--- START DATA PROVIDED ---

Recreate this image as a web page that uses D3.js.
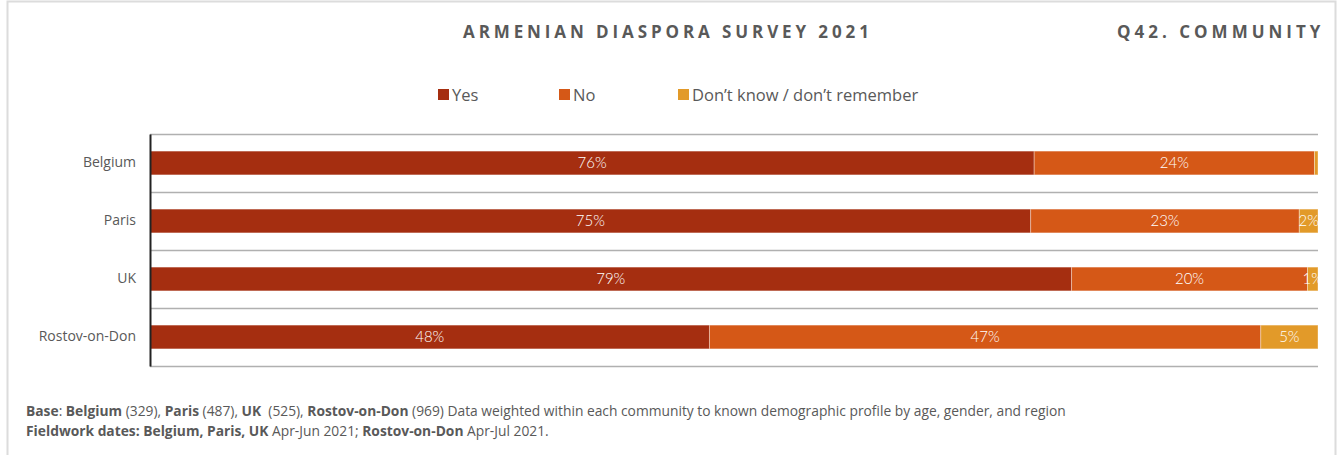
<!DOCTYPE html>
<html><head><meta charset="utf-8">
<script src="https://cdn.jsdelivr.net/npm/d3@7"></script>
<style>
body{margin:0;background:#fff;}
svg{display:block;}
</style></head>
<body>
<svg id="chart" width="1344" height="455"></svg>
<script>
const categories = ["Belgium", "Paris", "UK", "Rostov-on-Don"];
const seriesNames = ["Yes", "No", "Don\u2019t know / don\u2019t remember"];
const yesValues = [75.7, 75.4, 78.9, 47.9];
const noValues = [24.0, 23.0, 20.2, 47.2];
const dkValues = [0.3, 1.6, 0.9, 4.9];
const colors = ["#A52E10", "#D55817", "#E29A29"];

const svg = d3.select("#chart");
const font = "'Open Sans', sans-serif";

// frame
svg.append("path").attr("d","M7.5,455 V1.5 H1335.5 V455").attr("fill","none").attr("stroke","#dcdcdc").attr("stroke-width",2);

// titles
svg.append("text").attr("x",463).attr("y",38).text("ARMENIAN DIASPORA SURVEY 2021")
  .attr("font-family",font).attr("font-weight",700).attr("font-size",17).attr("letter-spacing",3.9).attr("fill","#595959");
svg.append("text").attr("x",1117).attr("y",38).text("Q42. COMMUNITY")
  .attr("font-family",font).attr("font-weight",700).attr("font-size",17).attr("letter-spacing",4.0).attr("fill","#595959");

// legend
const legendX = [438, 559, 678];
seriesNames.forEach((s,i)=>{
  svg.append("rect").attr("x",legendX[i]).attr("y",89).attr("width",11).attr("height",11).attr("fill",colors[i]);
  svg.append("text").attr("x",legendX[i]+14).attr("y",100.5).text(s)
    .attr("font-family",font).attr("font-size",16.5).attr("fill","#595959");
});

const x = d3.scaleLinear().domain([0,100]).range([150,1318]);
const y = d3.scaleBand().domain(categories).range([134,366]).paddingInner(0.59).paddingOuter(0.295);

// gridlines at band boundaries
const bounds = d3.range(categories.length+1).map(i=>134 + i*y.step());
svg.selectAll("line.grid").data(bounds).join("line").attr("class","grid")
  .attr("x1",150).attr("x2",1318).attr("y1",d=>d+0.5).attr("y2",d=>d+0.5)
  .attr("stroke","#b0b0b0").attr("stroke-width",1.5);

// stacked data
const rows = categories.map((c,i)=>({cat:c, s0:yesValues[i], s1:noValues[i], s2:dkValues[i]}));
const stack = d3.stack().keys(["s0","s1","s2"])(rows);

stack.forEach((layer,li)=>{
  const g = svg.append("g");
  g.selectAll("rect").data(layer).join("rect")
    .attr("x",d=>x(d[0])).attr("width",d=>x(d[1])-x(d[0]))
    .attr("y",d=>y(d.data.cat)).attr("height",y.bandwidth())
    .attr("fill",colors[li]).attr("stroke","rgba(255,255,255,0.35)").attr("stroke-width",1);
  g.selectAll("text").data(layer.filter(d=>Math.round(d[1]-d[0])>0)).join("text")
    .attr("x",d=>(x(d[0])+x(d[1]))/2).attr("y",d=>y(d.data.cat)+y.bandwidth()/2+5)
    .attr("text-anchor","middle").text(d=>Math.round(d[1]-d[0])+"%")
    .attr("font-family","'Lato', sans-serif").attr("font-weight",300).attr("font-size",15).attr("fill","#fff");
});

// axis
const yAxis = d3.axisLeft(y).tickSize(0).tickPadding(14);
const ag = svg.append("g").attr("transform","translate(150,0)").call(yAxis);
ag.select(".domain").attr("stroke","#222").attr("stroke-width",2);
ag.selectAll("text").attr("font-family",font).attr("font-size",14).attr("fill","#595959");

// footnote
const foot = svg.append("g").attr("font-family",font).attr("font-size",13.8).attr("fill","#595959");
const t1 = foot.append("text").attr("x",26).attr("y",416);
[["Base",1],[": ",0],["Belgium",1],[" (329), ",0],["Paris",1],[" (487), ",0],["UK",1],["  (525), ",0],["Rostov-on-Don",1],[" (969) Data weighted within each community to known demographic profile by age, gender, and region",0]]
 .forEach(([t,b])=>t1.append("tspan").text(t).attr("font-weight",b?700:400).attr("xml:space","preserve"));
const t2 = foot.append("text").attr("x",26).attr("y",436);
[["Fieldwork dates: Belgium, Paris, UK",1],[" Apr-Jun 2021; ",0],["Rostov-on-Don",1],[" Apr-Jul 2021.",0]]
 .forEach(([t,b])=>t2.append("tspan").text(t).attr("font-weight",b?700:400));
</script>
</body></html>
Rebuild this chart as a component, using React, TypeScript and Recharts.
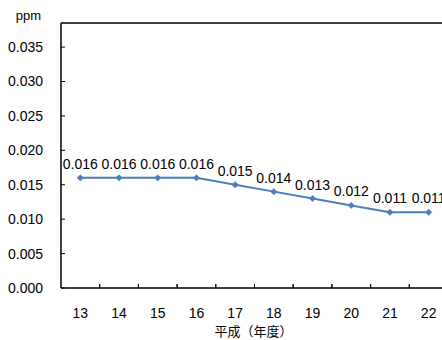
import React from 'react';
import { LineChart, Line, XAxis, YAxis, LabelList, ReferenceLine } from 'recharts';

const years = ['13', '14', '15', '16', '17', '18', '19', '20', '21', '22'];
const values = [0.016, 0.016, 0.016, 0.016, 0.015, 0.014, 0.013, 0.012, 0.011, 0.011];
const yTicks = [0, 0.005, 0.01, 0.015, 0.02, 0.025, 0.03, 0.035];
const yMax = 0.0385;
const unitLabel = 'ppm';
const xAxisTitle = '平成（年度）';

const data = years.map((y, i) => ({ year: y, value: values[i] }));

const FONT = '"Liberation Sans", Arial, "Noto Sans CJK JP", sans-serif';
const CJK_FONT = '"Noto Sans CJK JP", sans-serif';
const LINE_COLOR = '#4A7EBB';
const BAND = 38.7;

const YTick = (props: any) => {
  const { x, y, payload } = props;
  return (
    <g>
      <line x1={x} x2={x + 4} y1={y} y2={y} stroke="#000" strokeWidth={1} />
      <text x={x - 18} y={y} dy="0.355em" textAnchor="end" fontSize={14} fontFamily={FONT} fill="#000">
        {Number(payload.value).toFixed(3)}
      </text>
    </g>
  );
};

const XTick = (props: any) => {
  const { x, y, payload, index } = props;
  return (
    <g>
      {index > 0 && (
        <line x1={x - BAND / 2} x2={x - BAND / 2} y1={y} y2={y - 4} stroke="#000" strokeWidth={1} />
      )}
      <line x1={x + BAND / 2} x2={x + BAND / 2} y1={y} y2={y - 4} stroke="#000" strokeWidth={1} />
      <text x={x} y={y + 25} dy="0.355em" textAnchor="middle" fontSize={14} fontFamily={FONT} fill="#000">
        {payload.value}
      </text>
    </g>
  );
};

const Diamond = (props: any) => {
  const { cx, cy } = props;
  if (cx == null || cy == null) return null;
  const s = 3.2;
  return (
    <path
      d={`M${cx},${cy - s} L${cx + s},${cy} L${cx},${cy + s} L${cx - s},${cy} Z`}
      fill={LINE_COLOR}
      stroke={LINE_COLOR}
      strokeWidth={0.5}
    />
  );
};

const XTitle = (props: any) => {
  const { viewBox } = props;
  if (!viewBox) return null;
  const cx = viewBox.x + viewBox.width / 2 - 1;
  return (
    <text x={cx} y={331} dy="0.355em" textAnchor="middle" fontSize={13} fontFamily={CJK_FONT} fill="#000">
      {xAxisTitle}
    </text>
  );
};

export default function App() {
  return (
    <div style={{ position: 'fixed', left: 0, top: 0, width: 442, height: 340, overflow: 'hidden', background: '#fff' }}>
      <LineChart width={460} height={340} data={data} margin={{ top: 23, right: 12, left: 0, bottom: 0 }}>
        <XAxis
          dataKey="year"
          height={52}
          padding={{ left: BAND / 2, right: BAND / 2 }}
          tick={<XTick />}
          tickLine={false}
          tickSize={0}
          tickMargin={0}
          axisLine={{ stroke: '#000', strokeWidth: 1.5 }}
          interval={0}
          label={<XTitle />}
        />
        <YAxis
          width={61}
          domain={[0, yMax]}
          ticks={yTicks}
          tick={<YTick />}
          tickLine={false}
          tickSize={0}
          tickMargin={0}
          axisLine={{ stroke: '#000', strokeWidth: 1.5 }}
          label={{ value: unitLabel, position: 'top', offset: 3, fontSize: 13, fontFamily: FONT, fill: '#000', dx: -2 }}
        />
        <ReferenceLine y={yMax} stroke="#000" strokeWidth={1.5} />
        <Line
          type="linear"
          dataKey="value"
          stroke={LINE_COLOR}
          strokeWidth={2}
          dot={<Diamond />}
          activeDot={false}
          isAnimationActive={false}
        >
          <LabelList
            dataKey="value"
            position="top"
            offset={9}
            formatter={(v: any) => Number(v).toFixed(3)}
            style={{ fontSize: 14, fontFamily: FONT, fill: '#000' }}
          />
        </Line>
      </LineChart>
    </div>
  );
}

--- END DATA PROVIDED ---

### TASK STATEMENT
Retype exactly the lines from the one with "Rebuild this chart" through the one with "const BAND = 38.7;", both included, and nothing else; leave out the pictures.

### RESULT FOR THIS TASK
Rebuild this chart as a component, using React, TypeScript and Recharts.
import React from 'react';
import { LineChart, Line, XAxis, YAxis, LabelList, ReferenceLine } from 'recharts';

const years = ['13', '14', '15', '16', '17', '18', '19', '20', '21', '22'];
const values = [0.016, 0.016, 0.016, 0.016, 0.015, 0.014, 0.013, 0.012, 0.011, 0.011];
const yTicks = [0, 0.005, 0.01, 0.015, 0.02, 0.025, 0.03, 0.035];
const yMax = 0.0385;
const unitLabel = 'ppm';
const xAxisTitle = '平成（年度）';

const data = years.map((y, i) => ({ year: y, value: values[i] }));

const FONT = '"Liberation Sans", Arial, "Noto Sans CJK JP", sans-serif';
const CJK_FONT = '"Noto Sans CJK JP", sans-serif';
const LINE_COLOR = '#4A7EBB';
const BAND = 38.7;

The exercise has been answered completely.